** Begin **

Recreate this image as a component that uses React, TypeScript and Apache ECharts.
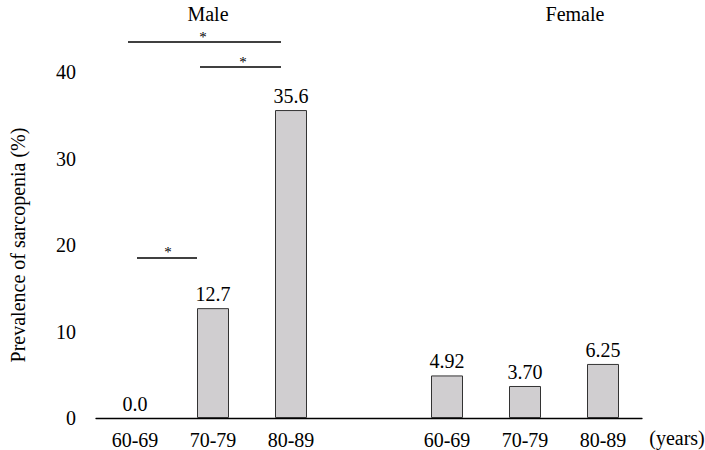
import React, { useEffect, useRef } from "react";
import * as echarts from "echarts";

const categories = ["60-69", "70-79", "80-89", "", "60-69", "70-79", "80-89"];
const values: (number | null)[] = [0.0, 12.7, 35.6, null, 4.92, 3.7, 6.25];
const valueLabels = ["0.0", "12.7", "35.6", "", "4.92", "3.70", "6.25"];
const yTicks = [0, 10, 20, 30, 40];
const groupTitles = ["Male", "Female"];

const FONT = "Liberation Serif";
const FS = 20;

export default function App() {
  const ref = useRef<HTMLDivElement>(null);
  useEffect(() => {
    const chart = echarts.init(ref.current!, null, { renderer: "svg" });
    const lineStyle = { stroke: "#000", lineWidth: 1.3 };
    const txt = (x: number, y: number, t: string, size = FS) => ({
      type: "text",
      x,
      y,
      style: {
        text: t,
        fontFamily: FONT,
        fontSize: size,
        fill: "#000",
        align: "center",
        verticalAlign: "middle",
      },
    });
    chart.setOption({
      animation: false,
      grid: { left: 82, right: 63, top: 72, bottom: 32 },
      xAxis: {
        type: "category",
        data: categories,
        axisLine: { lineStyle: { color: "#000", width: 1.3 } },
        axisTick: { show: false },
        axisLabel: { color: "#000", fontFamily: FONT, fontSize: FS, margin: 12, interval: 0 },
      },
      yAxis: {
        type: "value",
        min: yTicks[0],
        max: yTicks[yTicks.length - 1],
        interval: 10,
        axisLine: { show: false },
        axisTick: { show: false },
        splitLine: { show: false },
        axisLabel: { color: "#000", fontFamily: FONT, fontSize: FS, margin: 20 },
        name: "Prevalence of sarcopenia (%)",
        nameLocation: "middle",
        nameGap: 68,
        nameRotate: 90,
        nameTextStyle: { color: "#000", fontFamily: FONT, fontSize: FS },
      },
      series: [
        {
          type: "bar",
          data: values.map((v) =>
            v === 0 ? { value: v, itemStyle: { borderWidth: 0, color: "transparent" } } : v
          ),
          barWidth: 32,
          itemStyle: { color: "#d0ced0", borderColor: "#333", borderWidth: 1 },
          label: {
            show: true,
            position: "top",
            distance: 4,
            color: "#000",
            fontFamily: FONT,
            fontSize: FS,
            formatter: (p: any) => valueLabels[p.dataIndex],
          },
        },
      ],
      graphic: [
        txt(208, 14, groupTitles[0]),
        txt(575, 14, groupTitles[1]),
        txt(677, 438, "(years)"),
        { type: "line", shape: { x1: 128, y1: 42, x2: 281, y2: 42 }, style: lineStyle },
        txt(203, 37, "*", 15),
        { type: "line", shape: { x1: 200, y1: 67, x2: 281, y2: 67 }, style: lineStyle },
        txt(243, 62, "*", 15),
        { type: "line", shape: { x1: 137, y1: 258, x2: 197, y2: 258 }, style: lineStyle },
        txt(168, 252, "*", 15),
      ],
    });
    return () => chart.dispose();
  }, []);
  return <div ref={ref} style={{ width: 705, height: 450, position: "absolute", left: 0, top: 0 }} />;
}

** End **

For this exercise, gather every line of the data that contains the word "React".

Recreate this image as a component that uses React, TypeScript and Apache ECharts.
import React, { useEffect, useRef } from "react";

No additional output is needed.